A typical training loop looks like this:

for data, labels in dataloader:
    loss = model.forward_backward(
        input_args=(data,),
        label=labels,
        loss_fn=my_loss_fn,
    )
    model.step(lambda: (optimizer.step(), optimizer.zero_grad()))

This reads almost identically to standard single-GPU training, but under the hood RoundPipe handles microbatch splitting, multi-GPU pipeline scheduling, parameter transfers, gradient accumulation, and asynchronous optimizer updates — all automatically.

CPU-Centric Parameter Storage

RoundPipe follows a compute-dispatch paradigm:

CPU memory is the primary store for model state and intermediate activations.
GPUs are stateless compute accelerators that temporarily hold a stage's data only while executing it (VRAM acts as a cache).
After computation, gradients are downloaded back to CPU and the GPU-side parameter copy is released immediately.

This design vastly increases the trainable model size: the VRAM limit depends only on the size of a single model layer, not the entire model. You simply keep model parameters and input data on the CPU; RoundPipe takes care of all data transfers and scheduling.

Input Splitting and Microbatch Execution

RoundPipe automatically splits each training batch into multiple microbatches and processes them in a pipeline.
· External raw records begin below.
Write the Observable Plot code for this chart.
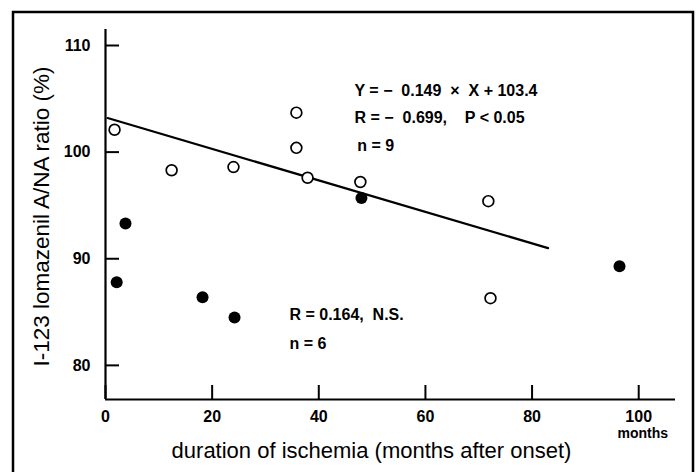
<!DOCTYPE html>
<html>
<head>
<meta charset="utf-8">
<script src="https://cdn.jsdelivr.net/npm/d3@7"></script>
<script src="https://cdn.jsdelivr.net/npm/@observablehq/plot@0.6"></script>
<style>
  html, body { margin: 0; padding: 0; background: #fff; }
  #chart svg { display: block; }
</style>
</head>
<body>
<div id="chart"></div>
<script>
// Open circles (significant group, n = 9)
const openX = [1.7, 12.4, 24, 35.8, 35.8, 37.9, 47.8, 71.8, 72.2];
const openY = [102.1, 98.3, 98.6, 103.7, 100.4, 97.6, 97.2, 95.4, 86.3];
// Filled circles (n = 6)
const filledX = [2.1, 3.75, 18.2, 24.2, 48, 96.4];
const filledY = [87.8, 93.3, 86.4, 84.5, 95.7, 89.3];
// Regression line endpoints
const lineX = [0.4, 83];
const lineY = [103.2, 91.0];
// Ticks
const xTicks = [0, 20, 40, 60, 80, 100];
const yTicks = [80, 90, 100, 110];
// Annotations
const annoText = [
  "Y = \u2212\u00a0\u00a00.149\u00a0\u00a0\u00d7\u00a0\u00a0X + 103.4",
  "R = \u2212\u00a0\u00a00.699,\u00a0\u00a0\u00a0\u00a0P < 0.05",
  "n = 9",
  "R = 0.164,\u00a0\u00a0N.S.",
  "n = 6"
];
const annoX = [46.7, 46.7, 47.2, 34.5, 34.5];
const annoY = [105.7, 103.2, 100.6, 84.7, 82.0];

const xTitle = "duration of ischemia (months after onset)";
const yTitle = "I-123 lomazenil A/NA ratio (%)";
const unitLabel = "months";

const openData = openX.map((x, i) => ({x, y: openY[i]}));
const filledData = filledX.map((x, i) => ({x, y: filledY[i]}));
const lineData = lineX.map((x, i) => ({x, y: lineY[i]}));
const annoData = annoText.map((t, i) => ({t, x: annoX[i], y: annoY[i]}));

const font = "'Liberation Sans', Arial, Helvetica, sans-serif";

const chart = Plot.plot({
  width: 697,
  height: 472,
  marginLeft: 105,
  marginRight: 22,
  marginTop: 29,
  marginBottom: 73,
  style: {fontFamily: font, background: "#fff", color: "#000"},
  x: {domain: [0, 106.9]},
  y: {domain: [76.8, 111.5]},
  marks: [
    Plot.axisX(xTicks, {tickSize: -14, tickPadding: 25, fontSize: 16, fontWeight: "bold", strokeWidth: 2, label: null, tickFormat: d => d}),
    Plot.axisY(yTicks, {tickSize: -14, tickPadding: 29, fontSize: 16, fontWeight: "bold", strokeWidth: 2, label: null, tickFormat: d => d}),
    Plot.ruleY([76.8], {strokeWidth: 2.2}),
    Plot.ruleX([0], {strokeWidth: 2.2}),
    Plot.line(lineData, {x: "x", y: "y", strokeWidth: 2.2, stroke: "#000"}),
    Plot.dot(openData, {x: "x", y: "y", r: 5.4, stroke: "#000", strokeWidth: 1.7, fill: "#fff"}),
    Plot.dot(filledData, {x: "x", y: "y", r: 6, fill: "#000", stroke: "none"}),
    Plot.text(annoData, {x: "x", y: "y", text: "t", textAnchor: "start", fontSize: 16, fontWeight: "bold", fill: "#000"}),
    Plot.text([unitLabel], {x: 100, frameAnchor: "bottom", dy: 38, dx: 4, fontSize: 14, fontWeight: "bold", fill: "#000"}),
    Plot.text([xTitle], {frameAnchor: "bottom", dx: -19, dy: 58, fontSize: 22, fill: "#000"}),
    Plot.text([yTitle], {frameAnchor: "left", textAnchor: "middle", dx: -64, dy: 2, rotate: -90, fontSize: 22.5, fill: "#000"})
  ]
});

const svg = d3.select(chart);
svg.append("rect")
  .attr("x", 13).attr("y", 12)
  .attr("width", 680).attr("height", 480)
  .attr("fill", "none").attr("stroke", "#000").attr("stroke-width", 2.5);

document.getElementById("chart").appendChild(chart);
</script>
</body>
</html>
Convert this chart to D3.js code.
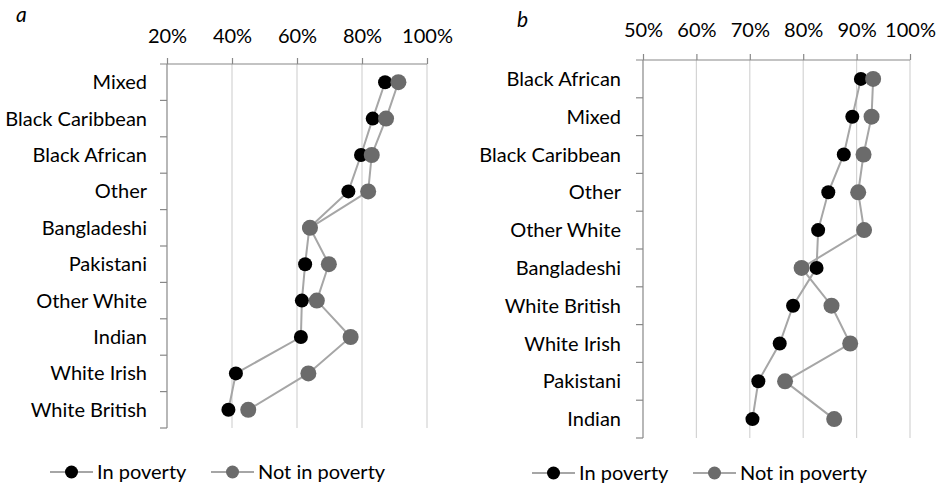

Each microbatch independently performs its forward pass, loss computation, and backward pass, with gradients accumulated across all microbatches:

Input batch (batch_size=12, num_microbatch=3)
    ↓ automatic split
microbatch 0: [samples 0-3]   ──forward──→ output_0 ──loss_fn──→ loss_0 ──backward──→ accumulate grads
microbatch 1: [samples 4-7]   ──forward──→ output_1 ──loss_fn──→ loss_1 ──backward──→ accumulate grads
microbatch 2: [samples 8-11]  ──forward──→ output_2 ──loss_fn──→ loss_2 ──backward──→ accumulate grads
    ↓
returns loss = loss_0 + loss_1 + loss_2

Note: each microbatch's loss is computed and backpropagated independently. The returned loss is the sum of all microbatch losses, and the gradients are the sum of per-microbatch gradients. This is mathematically equivalent to computing the loss over the entire batch and backpropagating once.

If you want the mean loss (equivalent to averaging over the full batch), divide by the number of microbatches inside loss_fn:

loss_fn=lambda outputs, labels: criterion(outputs, labels) / num_microbatch

Activation Recomputation

Backward passes need the intermediate activations (per-layer computation results) from the forward pass. For large models and long sequences, storing all activations consumes enormous amounts of memory. Activation recomputation trades compute for memory: during the forward pass, only each layer's input is saved (not intermediate activations); during the backward pass, the forward computation is re-executed to recover intermediate results. Although this adds computational overhead, it significantly reduces memory usage, enabling larger batch sizes and larger models, which in turn improves GPU utilization and overall training efficiency.

RoundPipe integrates full activation recomputation — every layer's forward computation is re-executed during the backward pass — with no additional code changes required.